### Written problem
Identify every line in the records below that contains the word "with", and reproduce each one.

### Record excerpts
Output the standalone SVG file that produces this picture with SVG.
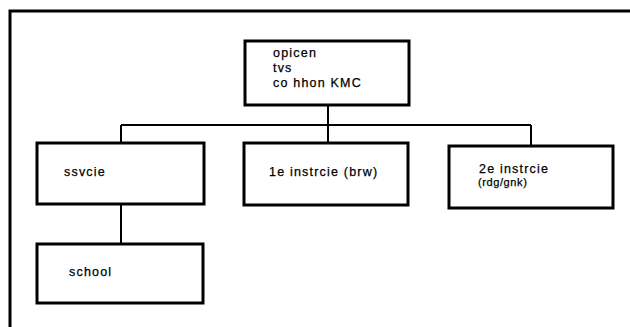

---

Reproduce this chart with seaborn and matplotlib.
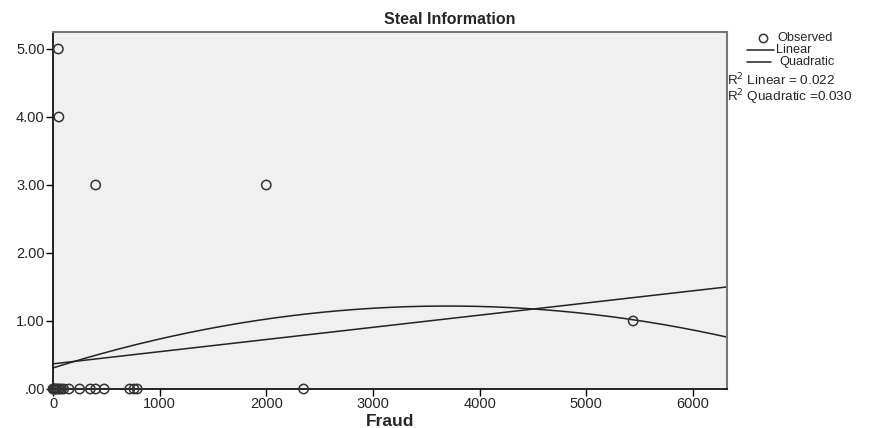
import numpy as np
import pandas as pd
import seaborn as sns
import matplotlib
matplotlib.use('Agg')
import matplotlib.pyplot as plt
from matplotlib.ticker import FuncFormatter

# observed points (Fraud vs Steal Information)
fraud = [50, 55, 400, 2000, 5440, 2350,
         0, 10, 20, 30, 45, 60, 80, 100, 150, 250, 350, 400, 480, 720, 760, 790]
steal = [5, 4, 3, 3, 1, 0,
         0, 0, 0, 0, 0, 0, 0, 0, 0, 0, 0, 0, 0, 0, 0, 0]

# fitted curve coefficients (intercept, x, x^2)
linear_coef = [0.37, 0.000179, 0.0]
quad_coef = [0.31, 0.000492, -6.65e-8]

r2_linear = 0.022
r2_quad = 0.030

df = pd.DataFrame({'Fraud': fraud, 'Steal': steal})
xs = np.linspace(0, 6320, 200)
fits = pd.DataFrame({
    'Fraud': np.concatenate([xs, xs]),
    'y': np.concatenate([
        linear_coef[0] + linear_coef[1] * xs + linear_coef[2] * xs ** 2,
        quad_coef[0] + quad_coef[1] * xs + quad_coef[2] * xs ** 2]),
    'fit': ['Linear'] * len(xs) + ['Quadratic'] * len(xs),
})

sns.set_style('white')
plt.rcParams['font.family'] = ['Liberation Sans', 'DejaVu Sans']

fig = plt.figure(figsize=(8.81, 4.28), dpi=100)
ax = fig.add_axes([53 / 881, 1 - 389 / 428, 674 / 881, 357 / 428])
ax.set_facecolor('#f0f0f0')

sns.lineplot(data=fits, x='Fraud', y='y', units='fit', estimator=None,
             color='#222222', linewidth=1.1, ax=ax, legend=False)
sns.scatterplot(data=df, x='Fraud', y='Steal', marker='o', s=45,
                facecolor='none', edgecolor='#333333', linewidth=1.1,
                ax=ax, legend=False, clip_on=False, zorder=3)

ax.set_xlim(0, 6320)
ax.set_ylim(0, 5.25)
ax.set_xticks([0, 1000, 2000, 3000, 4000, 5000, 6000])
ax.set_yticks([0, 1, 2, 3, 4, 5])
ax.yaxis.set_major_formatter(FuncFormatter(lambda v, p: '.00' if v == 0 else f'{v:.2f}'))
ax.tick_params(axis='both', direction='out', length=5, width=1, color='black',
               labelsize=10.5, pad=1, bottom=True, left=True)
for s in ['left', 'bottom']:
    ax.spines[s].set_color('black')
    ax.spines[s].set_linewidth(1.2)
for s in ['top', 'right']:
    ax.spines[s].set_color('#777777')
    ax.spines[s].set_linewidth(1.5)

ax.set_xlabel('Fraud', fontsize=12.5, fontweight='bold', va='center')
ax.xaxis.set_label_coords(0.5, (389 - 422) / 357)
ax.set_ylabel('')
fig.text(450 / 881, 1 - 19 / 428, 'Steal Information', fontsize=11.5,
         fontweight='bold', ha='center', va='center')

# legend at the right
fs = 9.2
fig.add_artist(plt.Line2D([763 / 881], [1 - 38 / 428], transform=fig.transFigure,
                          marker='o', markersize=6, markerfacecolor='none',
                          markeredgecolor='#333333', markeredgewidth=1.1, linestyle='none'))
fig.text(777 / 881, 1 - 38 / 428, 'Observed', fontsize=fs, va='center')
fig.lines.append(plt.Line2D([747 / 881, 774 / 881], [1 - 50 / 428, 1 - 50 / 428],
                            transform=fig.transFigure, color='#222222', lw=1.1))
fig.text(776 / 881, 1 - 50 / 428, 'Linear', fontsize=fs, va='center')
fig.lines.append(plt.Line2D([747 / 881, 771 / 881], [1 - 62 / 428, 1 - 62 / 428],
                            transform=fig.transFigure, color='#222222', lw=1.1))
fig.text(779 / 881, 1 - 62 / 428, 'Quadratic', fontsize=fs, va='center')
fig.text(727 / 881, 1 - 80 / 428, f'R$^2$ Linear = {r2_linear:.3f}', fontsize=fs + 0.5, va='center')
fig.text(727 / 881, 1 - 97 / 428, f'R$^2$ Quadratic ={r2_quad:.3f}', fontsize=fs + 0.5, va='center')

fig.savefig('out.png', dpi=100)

### Exercise solution
Output the standalone SVG file that produces this picture with SVG.
Reproduce this chart with seaborn and matplotlib.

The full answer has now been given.